**Data segment**
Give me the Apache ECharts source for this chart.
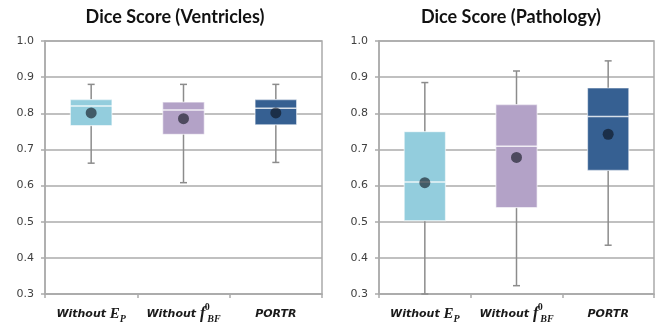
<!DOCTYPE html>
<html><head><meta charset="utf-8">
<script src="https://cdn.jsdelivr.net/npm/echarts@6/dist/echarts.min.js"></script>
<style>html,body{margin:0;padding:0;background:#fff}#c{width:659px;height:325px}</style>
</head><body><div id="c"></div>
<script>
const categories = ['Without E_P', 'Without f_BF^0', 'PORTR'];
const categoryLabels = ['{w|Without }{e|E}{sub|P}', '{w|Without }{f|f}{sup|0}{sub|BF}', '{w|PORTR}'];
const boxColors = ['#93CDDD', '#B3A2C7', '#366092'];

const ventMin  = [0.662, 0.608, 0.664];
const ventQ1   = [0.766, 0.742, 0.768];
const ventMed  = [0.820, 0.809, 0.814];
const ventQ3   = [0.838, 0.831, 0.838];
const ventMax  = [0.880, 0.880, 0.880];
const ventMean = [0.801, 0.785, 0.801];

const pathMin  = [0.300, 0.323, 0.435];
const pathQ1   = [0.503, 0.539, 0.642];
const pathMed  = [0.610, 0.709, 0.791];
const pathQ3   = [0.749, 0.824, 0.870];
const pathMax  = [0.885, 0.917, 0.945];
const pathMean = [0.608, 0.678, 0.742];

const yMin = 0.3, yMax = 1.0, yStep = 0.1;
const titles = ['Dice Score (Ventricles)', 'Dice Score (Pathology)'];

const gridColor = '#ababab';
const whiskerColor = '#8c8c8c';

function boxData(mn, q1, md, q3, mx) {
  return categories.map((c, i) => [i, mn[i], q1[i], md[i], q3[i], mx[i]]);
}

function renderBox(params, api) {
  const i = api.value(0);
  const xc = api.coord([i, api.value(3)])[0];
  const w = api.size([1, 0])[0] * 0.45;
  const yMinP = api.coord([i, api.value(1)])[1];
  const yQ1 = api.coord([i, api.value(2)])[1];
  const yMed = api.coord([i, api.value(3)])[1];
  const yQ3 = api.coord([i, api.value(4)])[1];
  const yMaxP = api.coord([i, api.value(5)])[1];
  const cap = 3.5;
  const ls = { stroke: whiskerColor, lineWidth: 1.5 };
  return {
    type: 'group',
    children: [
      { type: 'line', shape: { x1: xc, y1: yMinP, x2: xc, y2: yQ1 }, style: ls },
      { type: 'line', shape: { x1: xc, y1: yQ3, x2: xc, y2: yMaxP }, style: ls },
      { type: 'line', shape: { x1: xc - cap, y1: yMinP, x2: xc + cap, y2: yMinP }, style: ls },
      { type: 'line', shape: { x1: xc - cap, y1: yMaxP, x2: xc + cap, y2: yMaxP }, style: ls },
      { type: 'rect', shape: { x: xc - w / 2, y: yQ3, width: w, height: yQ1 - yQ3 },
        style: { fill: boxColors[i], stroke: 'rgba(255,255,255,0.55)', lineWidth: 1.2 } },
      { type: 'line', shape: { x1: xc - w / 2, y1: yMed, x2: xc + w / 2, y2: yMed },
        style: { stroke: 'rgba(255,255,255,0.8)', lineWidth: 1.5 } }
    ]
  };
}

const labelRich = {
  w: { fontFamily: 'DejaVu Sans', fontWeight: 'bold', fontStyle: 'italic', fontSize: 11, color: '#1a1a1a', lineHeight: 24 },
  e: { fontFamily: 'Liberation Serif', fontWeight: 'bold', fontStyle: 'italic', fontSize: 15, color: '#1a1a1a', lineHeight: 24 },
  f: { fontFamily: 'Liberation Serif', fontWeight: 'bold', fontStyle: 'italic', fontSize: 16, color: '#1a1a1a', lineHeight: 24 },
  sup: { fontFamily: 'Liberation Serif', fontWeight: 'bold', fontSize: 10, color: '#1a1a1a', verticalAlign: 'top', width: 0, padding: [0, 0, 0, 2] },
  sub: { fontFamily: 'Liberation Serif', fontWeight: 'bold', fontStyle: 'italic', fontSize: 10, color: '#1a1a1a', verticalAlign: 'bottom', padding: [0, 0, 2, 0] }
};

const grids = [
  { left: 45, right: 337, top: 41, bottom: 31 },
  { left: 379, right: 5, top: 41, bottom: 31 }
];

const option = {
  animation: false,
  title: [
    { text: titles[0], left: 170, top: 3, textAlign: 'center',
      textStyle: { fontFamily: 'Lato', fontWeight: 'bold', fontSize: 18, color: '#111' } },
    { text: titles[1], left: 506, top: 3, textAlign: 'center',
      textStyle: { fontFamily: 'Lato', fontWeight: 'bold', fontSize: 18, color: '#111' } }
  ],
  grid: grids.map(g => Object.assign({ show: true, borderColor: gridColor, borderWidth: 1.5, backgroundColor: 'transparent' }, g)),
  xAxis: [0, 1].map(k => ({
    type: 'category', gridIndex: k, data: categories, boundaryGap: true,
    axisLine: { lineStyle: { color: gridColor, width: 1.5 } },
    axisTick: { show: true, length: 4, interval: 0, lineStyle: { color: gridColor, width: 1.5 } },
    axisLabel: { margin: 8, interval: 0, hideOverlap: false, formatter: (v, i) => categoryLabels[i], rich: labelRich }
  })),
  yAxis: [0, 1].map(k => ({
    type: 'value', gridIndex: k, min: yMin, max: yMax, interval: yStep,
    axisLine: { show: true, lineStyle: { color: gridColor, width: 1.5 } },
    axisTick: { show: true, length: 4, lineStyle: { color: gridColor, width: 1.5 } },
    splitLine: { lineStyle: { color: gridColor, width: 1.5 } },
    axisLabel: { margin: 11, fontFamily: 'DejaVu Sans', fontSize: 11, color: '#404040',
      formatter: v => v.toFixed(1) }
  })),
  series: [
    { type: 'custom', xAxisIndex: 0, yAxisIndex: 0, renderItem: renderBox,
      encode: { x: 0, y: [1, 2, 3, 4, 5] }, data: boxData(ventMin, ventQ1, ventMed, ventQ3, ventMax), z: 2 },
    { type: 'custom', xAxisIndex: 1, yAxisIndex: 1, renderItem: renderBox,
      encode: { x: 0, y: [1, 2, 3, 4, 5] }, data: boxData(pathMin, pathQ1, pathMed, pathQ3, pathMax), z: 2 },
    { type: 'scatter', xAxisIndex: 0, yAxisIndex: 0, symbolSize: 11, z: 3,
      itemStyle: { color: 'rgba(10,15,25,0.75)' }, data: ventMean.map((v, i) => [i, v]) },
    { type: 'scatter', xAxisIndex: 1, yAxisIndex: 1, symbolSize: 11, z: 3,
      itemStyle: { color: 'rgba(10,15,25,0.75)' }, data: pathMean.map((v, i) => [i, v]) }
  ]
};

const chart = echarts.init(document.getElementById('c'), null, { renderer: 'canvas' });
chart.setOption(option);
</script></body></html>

**Task description**
Quote everything in the listing above exactly; pictures are the only thing to omit.

**Expected output**
Give me the Apache ECharts source for this chart.
<!DOCTYPE html>
<html><head><meta charset="utf-8">
<script src="https://cdn.jsdelivr.net/npm/echarts@6/dist/echarts.min.js"></script>
<style>html,body{margin:0;padding:0;background:#fff}#c{width:659px;height:325px}</style>
</head><body><div id="c"></div>
<script>
const categories = ['Without E_P', 'Without f_BF^0', 'PORTR'];
const categoryLabels = ['{w|Without }{e|E}{sub|P}', '{w|Without }{f|f}{sup|0}{sub|BF}', '{w|PORTR}'];
const boxColors = ['#93CDDD', '#B3A2C7', '#366092'];

const ventMin  = [0.662, 0.608, 0.664];
const ventQ1   = [0.766, 0.742, 0.768];
const ventMed  = [0.820, 0.809, 0.814];
const ventQ3   = [0.838, 0.831, 0.838];
const ventMax  = [0.880, 0.880, 0.880];
const ventMean = [0.801, 0.785, 0.801];

const pathMin  = [0.300, 0.323, 0.435];
const pathQ1   = [0.503, 0.539, 0.642];
const pathMed  = [0.610, 0.709, 0.791];
const pathQ3   = [0.749, 0.824, 0.870];
const pathMax  = [0.885, 0.917, 0.945];
const pathMean = [0.608, 0.678, 0.742];

const yMin = 0.3, yMax = 1.0, yStep = 0.1;
const titles = ['Dice Score (Ventricles)', 'Dice Score (Pathology)'];

const gridColor = '#ababab';
const whiskerColor = '#8c8c8c';

function boxData(mn, q1, md, q3, mx) {
  return categories.map((c, i) => [i, mn[i], q1[i], md[i], q3[i], mx[i]]);
}

function renderBox(params, api) {
  const i = api.value(0);
  const xc = api.coord([i, api.value(3)])[0];
  const w = api.size([1, 0])[0] * 0.45;
  const yMinP = api.coord([i, api.value(1)])[1];
  const yQ1 = api.coord([i, api.value(2)])[1];
  const yMed = api.coord([i, api.value(3)])[1];
  const yQ3 = api.coord([i, api.value(4)])[1];
  const yMaxP = api.coord([i, api.value(5)])[1];
  const cap = 3.5;
  const ls = { stroke: whiskerColor, lineWidth: 1.5 };
  return {
    type: 'group',
    children: [
      { type: 'line', shape: { x1: xc, y1: yMinP, x2: xc, y2: yQ1 }, style: ls },
      { type: 'line', shape: { x1: xc, y1: yQ3, x2: xc, y2: yMaxP }, style: ls },
      { type: 'line', shape: { x1: xc - cap, y1: yMinP, x2: xc + cap, y2: yMinP }, style: ls },
      { type: 'line', shape: { x1: xc - cap, y1: yMaxP, x2: xc + cap, y2: yMaxP }, style: ls },
      { type: 'rect', shape: { x: xc - w / 2, y: yQ3, width: w, height: yQ1 - yQ3 },
        style: { fill: boxColors[i], stroke: 'rgba(255,255,255,0.55)', lineWidth: 1.2 } },
      { type: 'line', shape: { x1: xc - w / 2, y1: yMed, x2: xc + w / 2, y2: yMed },
        style: { stroke: 'rgba(255,255,255,0.8)', lineWidth: 1.5 } }
    ]
  };
}

const labelRich = {
  w: { fontFamily: 'DejaVu Sans', fontWeight: 'bold', fontStyle: 'italic', fontSize: 11, color: '#1a1a1a', lineHeight: 24 },
  e: { fontFamily: 'Liberation Serif', fontWeight: 'bold', fontStyle: 'italic', fontSize: 15, color: '#1a1a1a', lineHeight: 24 },
  f: { fontFamily: 'Liberation Serif', fontWeight: 'bold', fontStyle: 'italic', fontSize: 16, color: '#1a1a1a', lineHeight: 24 },
  sup: { fontFamily: 'Liberation Serif', fontWeight: 'bold', fontSize: 10, color: '#1a1a1a', verticalAlign: 'top', width: 0, padding: [0, 0, 0, 2] },
  sub: { fontFamily: 'Liberation Serif', fontWeight: 'bold', fontStyle: 'italic', fontSize: 10, color: '#1a1a1a', verticalAlign: 'bottom', padding: [0, 0, 2, 0] }
};

const grids = [
  { left: 45, right: 337, top: 41, bottom: 31 },
  { left: 379, right: 5, top: 41, bottom: 31 }
];

const option = {
  animation: false,
  title: [
    { text: titles[0], left: 170, top: 3, textAlign: 'center',
      textStyle: { fontFamily: 'Lato', fontWeight: 'bold', fontSize: 18, color: '#111' } },
    { text: titles[1], left: 506, top: 3, textAlign: 'center',
      textStyle: { fontFamily: 'Lato', fontWeight: 'bold', fontSize: 18, color: '#111' } }
  ],
  grid: grids.map(g => Object.assign({ show: true, borderColor: gridColor, borderWidth: 1.5, backgroundColor: 'transparent' }, g)),
  xAxis: [0, 1].map(k => ({
    type: 'category', gridIndex: k, data: categories, boundaryGap: true,
    axisLine: { lineStyle: { color: gridColor, width: 1.5 } },
    axisTick: { show: true, length: 4, interval: 0, lineStyle: { color: gridColor, width: 1.5 } },
    axisLabel: { margin: 8, interval: 0, hideOverlap: false, formatter: (v, i) => categoryLabels[i], rich: labelRich }
  })),
  yAxis: [0, 1].map(k => ({
    type: 'value', gridIndex: k, min: yMin, max: yMax, interval: yStep,
    axisLine: { show: true, lineStyle: { color: gridColor, width: 1.5 } },
    axisTick: { show: true, length: 4, lineStyle: { color: gridColor, width: 1.5 } },
    splitLine: { lineStyle: { color: gridColor, width: 1.5 } },
    axisLabel: { margin: 11, fontFamily: 'DejaVu Sans', fontSize: 11, color: '#404040',
      formatter: v => v.toFixed(1) }
  })),
  series: [
    { type: 'custom', xAxisIndex: 0, yAxisIndex: 0, renderItem: renderBox,
      encode: { x: 0, y: [1, 2, 3, 4, 5] }, data: boxData(ventMin, ventQ1, ventMed, ventQ3, ventMax), z: 2 },
    { type: 'custom', xAxisIndex: 1, yAxisIndex: 1, renderItem: renderBox,
      encode: { x: 0, y: [1, 2, 3, 4, 5] }, data: boxData(pathMin, pathQ1, pathMed, pathQ3, pathMax), z: 2 },
    { type: 'scatter', xAxisIndex: 0, yAxisIndex: 0, symbolSize: 11, z: 3,
      itemStyle: { color: 'rgba(10,15,25,0.75)' }, data: ventMean.map((v, i) => [i, v]) },
    { type: 'scatter', xAxisIndex: 1, yAxisIndex: 1, symbolSize: 11, z: 3,
      itemStyle: { color: 'rgba(10,15,25,0.75)' }, data: pathMean.map((v, i) => [i, v]) }
  ]
};

const chart = echarts.init(document.getElementById('c'), null, { renderer: 'canvas' });
chart.setOption(option);
</script></body></html>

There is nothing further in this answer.